26th April 2026
Scotland is entering a period of profound fiscal constraint, and few analysts have articulated the scale and structure of this challenge as clearly as David Phillips, Associate Director at the Institute for Fiscal Studies (IFS).
His recent commentary paints a picture of a government facing slower funding growth, rising structural pressures, and increasingly difficult trade‑offs.
When placed alongside the assessments of the Scottish Fiscal Commission (SFC) and the Fraser of Allander Institute (FAI), a consistent narrative emerges: Scotland’s next government will inherit a budget that is tight, fragile, and heavily shaped by health, social care, and tax policy choices.
Slower Funding Growth and Tough Choices
Phillips’ most recent analysis, responding to updated SFC forecasts, highlights that funding for day‑to‑day public services is now expected to grow by only 0.8% per year in real terms between now and 2028–29, down from 1.5% in earlier forecasts. This downward revision, he argues, will almost certainly mean cuts to many non‑NHS services, given the political priority afforded to health spending.
He stresses that while forecasts are uncertain, the direction of travel is clear: a more challenging funding outlook, compounded by UK‑wide fiscal tightening and Scotland’s own commitments on social security and pay.
Phillips also warns that the upcoming Medium‑Term Financial Strategy must confront these realities head‑on. With devolved elections approaching, he cautions against delaying difficult decisions, noting that postponement “shortens the time to address the challenges facing any future Scottish Government.”
Tax Policy View
Phillips’ work consistently emphasises that Scotland’s tax system is not generating enough buoyancy to offset rising spending pressures. He notes that devolved tax revenues are growing more slowly than previously forecast, contributing to the squeeze.
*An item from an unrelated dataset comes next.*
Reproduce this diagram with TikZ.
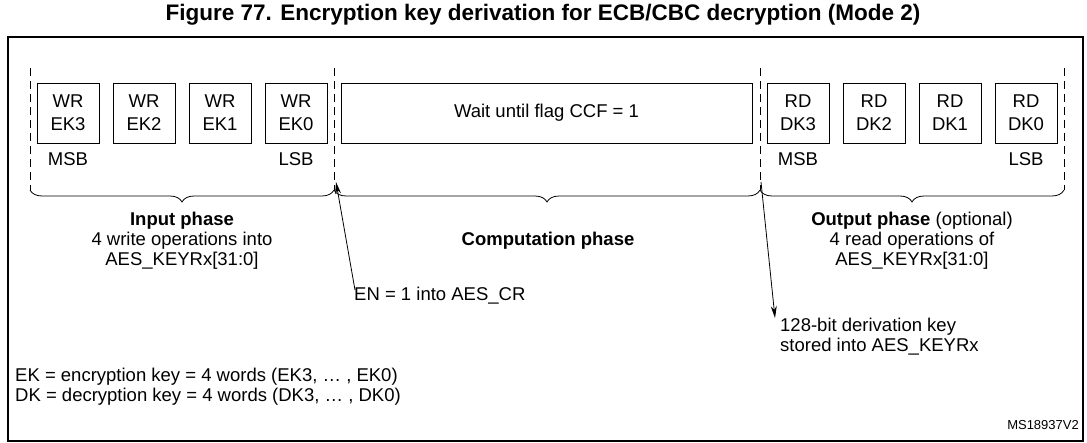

He also highlights the structural challenge of Scotland’s demographic profile: slower population growth and lower earnings growth relative to the UK reduce the tax base over time. This aligns with the SFC’s own long‑term projections, which show that Scotland’s tax revenues will increasingly struggle to keep pace with demand‑driven spending, especially on disability benefits and social care.
Health and Social Care: The Central Pressure Point
Phillips’ analysis repeatedly identifies health and social care as the dominant driver of fiscal pressure. With limited real‑terms growth in overall funding, prioritising the NHS inevitably means cuts elsewhere. He argues that without credible productivity improvements—something historically difficult to achieve—health budgets will require in‑year top‑ups, further squeezing other departments.
This mirrors the SFC’s warnings that health and social care demand is rising faster than available resources, and that public sector pay settlements are adding substantial pressure. The SFC notes that Scotland’s public sector workforce is “relatively larger and better paid” than the rest of the UK, with median pay £1,500 higher, and that pay deals will need to be significantly lower in coming years to remain affordable.
Phillips’ Analysis Aligns with the Scottish Fiscal Commission
The SFC’s latest forecasts—those Phillips was responding to—also point to slower funding growth and a widening gap between spending commitments and available resources. The SFC projects that spending is on track to exceed funding by £4.8bn by 2029–30, driven largely by social security and health.
Both Phillips and the SFC emphasise:
Sluggish tax revenue growth
Rising social security costs
Health and social care as the main fiscal pressure
The need for difficult trade‑offs in the next parliament
Their analyses are mutually reinforcing.
Phillips’ Analysis Compares with the Fraser of Allander Institute
The FAI’s annual Scotland’s Budget Report similarly concludes that Scotland faces a tight fiscal environment requiring prioritisation and reform. Their work highlights:
The need to reassess unaffordable investment plans
Structural pressures from demographics and pay
The importance of preventative budgeting to reduce long‑term costs
FAI analysts, including João Sousa (who has appeared alongside Phillips in parliamentary evidence), also stress the interaction between UK and Scottish fiscal frameworks and the limits of Scotland’s current tax powers.
Where Phillips focuses heavily on forecast revisions and tax‑benefit interactions, the FAI places more emphasis on policy design, economic strategy, and long‑term sustainability. But the conclusion is the same: Scotland must confront a period of sustained fiscal constraint.
A Shared Warning Across Institutions
Taken together, the analyses of David Phillips, the SFC, and the FAI form a coherent and sobering picture:
Funding growth is slowing.
Health and social care will dominate spending.
Tax revenues are not keeping pace with demand.
The next Scottish Government must make difficult, politically costly decisions.
Phillips’ work stands out for its clarity and precision, but it is part of a broader consensus: Scotland is entering a decade where fiscal realism—not optimism must guide policy.
David Phillips, said the next Scottish Government will face a budget squeeze.